Hungary is preparing to hold a country-wide national consultation on its family policy, which has already resulted in an increase in marriage and a decline in abortion and divorce.

The Fidesz-KDNP government has chosen to support couples with children rather than accept mass migration to ameliorate long-term demographic issues, to the chagrin of its critics in the European Union’s power elite.

“In recent years, finding the proper response to Europe’s demographic decline has become one of the biggest sources of disagreement between European and Hungarian politics,” observed Dr Zoltán Kovács, official spokesman for Prime Minister Viktor Orbán’s Cabinet Office, in a post on the official About Hungary website announcing the upcoming national consultation.
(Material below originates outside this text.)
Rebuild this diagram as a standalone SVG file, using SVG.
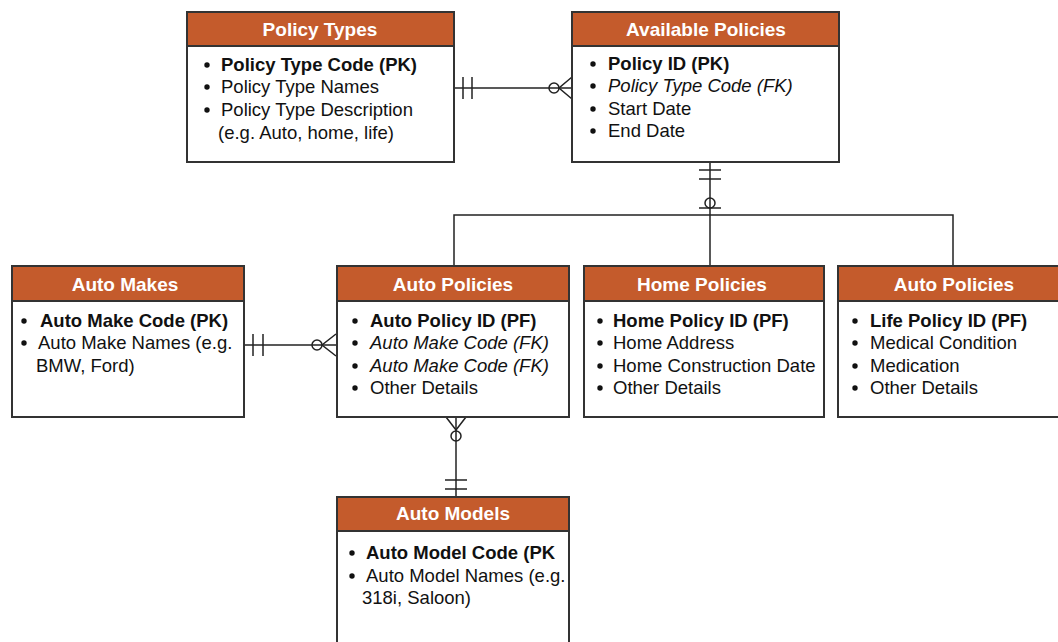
<svg xmlns="http://www.w3.org/2000/svg" width="1058" height="642" viewBox="0 0 1058 642">
<style>
.box{fill:#fff;stroke:#333;stroke-width:2}
.hdr{fill:#C45B2C;stroke:#333;stroke-width:2}
.ht{font-family:"Liberation Sans",Arial,sans-serif;font-size:19px;font-weight:bold;fill:#fff;text-anchor:middle}
.t{font-family:"Liberation Sans",Arial,sans-serif;font-size:18.5px;fill:#111}
.b{font-weight:bold}
.i{font-style:italic}
.bu{fill:#111}
.ln{fill:none;stroke:#222;stroke-width:1.5}
</style>
<defs>
  <circle id="dot" r="2.7"/>
</defs>
<g id="connectors">
  <line class="ln" x1="454" y1="88" x2="572" y2="88"/>
  <line class="ln" x1="463" y1="77" x2="463" y2="99"/>
  <line class="ln" x1="472" y1="77" x2="472" y2="99"/>
  <circle class="ln" cx="554" cy="88" r="5" fill="#fff"/>
  <path class="ln" d="M572 77 L559 88 L572 99"/>
  <line class="ln" x1="710" y1="162" x2="710" y2="266"/>
  <line class="ln" x1="699" y1="170" x2="721" y2="170"/>
  <line class="ln" x1="699" y1="179" x2="721" y2="179"/>
  <circle class="ln" cx="710" cy="203" r="5" fill="#fff"/>
  <line class="ln" x1="699" y1="208" x2="721" y2="208"/>
  <polyline class="ln" points="454,266 454,215 953,215 953,266"/>
  <line class="ln" x1="244" y1="345" x2="336" y2="345"/>
  <line class="ln" x1="253" y1="334" x2="253" y2="356"/>
  <line class="ln" x1="263" y1="334" x2="263" y2="356"/>
  <circle class="ln" cx="317" cy="345" r="5" fill="#fff"/>
  <path class="ln" d="M336 334 L322 345 L336 356"/>
  <line class="ln" x1="456" y1="417" x2="456" y2="497"/>
  <path class="ln" d="M446 417 L456 430 L466 417"/>
  <circle class="ln" cx="456" cy="436" r="5" fill="#fff"/>
  <line class="ln" x1="445" y1="480" x2="467" y2="480"/>
  <line class="ln" x1="445" y1="489" x2="467" y2="489"/>
</g>
<g id="policy-types">
  <rect class="box" x="187" y="12" width="267" height="150"/>
  <rect class="hdr" x="187" y="12" width="267" height="34"/>
  <text class="ht" x="320" y="36">Policy Types</text>
  <use href="#dot" class="bu" x="207" y="65"/><text class="t b" x="221" y="71">Policy Type Code (PK)</text>
  <use href="#dot" class="bu" x="207" y="87"/><text class="t" x="221" y="93">Policy Type Names</text>
  <use href="#dot" class="bu" x="207" y="110"/><text class="t" x="221" y="116">Policy Type Description</text>
  <text class="t" x="218" y="139">(e.g. Auto, home, life)</text>
</g>
<g id="available-policies">
  <rect class="box" x="572" y="12" width="267" height="150"/>
  <rect class="hdr" x="572" y="12" width="267" height="34"/>
  <text class="ht" x="706" y="36">Available Policies</text>
  <use href="#dot" class="bu" x="593" y="64"/><text class="t b" x="608" y="70">Policy ID (PK)</text>
  <use href="#dot" class="bu" x="593" y="86"/><text class="t i" x="608" y="92">Policy Type Code (FK)</text>
  <use href="#dot" class="bu" x="593" y="109"/><text class="t" x="608" y="115">Start Date</text>
  <use href="#dot" class="bu" x="593" y="131"/><text class="t" x="608" y="137">End Date</text>
</g>
<g id="auto-makes">
  <rect class="box" x="12" y="266" width="232" height="151"/>
  <rect class="hdr" x="12" y="266" width="232" height="35"/>
  <text class="ht" x="125" y="291">Auto Makes</text>
  <use href="#dot" class="bu" x="24" y="321"/><text class="t b" x="40" y="327">Auto Make Code (PK)</text>
  <use href="#dot" class="bu" x="24" y="343"/><text class="t" x="38" y="349">Auto Make Names (e.g.</text>
  <text class="t" x="36" y="372">BMW, Ford)</text>
</g>
<g id="auto-policies">
  <rect class="box" x="337" y="266" width="232" height="151"/>
  <rect class="hdr" x="337" y="266" width="232" height="35"/>
  <text class="ht" x="453" y="291">Auto Policies</text>
  <use href="#dot" class="bu" x="355" y="321"/><text class="t b" x="370" y="327">Auto Policy ID (PF)</text>
  <use href="#dot" class="bu" x="355" y="343"/><text class="t i" x="370" y="349">Auto Make Code (FK)</text>
  <use href="#dot" class="bu" x="355" y="366"/><text class="t i" x="370" y="372">Auto Make Code (FK)</text>
  <use href="#dot" class="bu" x="355" y="388"/><text class="t" x="370" y="394">Other Details</text>
</g>
<g id="home-policies">
  <rect class="box" x="584" y="266" width="240" height="151"/>
  <rect class="hdr" x="584" y="266" width="240" height="35"/>
  <text class="ht" x="702" y="291">Home Policies</text>
  <use href="#dot" class="bu" x="600" y="321"/><text class="t b" x="613" y="327">Home Policy ID (PF)</text>
  <use href="#dot" class="bu" x="600" y="343"/><text class="t" x="613" y="349">Home Address</text>
  <use href="#dot" class="bu" x="600" y="366"/><text class="t" x="613" y="372">Home Construction Date</text>
  <use href="#dot" class="bu" x="600" y="388"/><text class="t" x="613" y="394">Other Details</text>
</g>
<g id="life-policies">
  <rect class="box" x="838" y="266" width="232" height="151"/>
  <rect class="hdr" x="838" y="266" width="232" height="35"/>
  <text class="ht" x="954" y="291">Auto Policies</text>
  <use href="#dot" class="bu" x="855" y="321"/><text class="t b" x="870" y="327">Life Policy ID (PF)</text>
  <use href="#dot" class="bu" x="855" y="343"/><text class="t" x="870" y="349">Medical Condition</text>
  <use href="#dot" class="bu" x="855" y="366"/><text class="t" x="870" y="372">Medication</text>
  <use href="#dot" class="bu" x="855" y="388"/><text class="t" x="870" y="394">Other Details</text>
</g>
<g id="auto-models">
  <rect class="box" x="337" y="497" width="232" height="160"/>
  <rect class="hdr" x="337" y="497" width="232" height="34"/>
  <text class="ht" x="453" y="520">Auto Models</text>
  <use href="#dot" class="bu" x="352" y="553"/><text class="t b" x="366" y="559">Auto Model Code (PK</text>
  <use href="#dot" class="bu" x="352" y="576"/><text class="t" x="366" y="582">Auto Model Names (e.g.</text>
  <text class="t" x="362" y="604">318i, Saloon)</text>
</g>
</svg>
“While Brussels bureaucrats and the European liberal, pro-migration mainstream see immigration as the necessary and unavoidable solution, the Hungarian government stands committed to the idea of increasing birth rate through more effective family support measures,” the Hungarian added.

Dr Kovács claimed existing pro-family policies implemented by the Orbán government are already bearing fruit, with abortion number dropping by more than a third from 40,449 to 28,500 from 2010 to 2017, divorces falling from 23,873 in 2010 to 18,600, and — perhaps most remarkably — marriages increasing by a striking 42 percent.

Hungary’s results in reducing abortion, in particular, have earned widespread praise from pro-life organisations overseas.

The country’s new constitution makes a commitment to protect the unborn, but abortion on demand up to 12 weeks remains legal, and up to 24 weeks in the case of severe disability, according to the Christian Institute.

It appears to be extra government support for adoption services and counselling for expectant mothers which has brought the number of abortions down, along with a requirement for a three-day waiting period between an abortion request and termination, to make sure women have time to reflect on their decision and cannot easily be rushed by third parties.

The European Union often attempts to interfere with family policy in Hungary, with the bloc’s unelected governing executive weighing to denounce a pro-adoption poster campaign showing an unborn baby in its mother’s womb with the slogan ‘I understand that you are not yet ready for me, but give me up to the adoption agency, LET ME LIVE!’ as being “against European values”.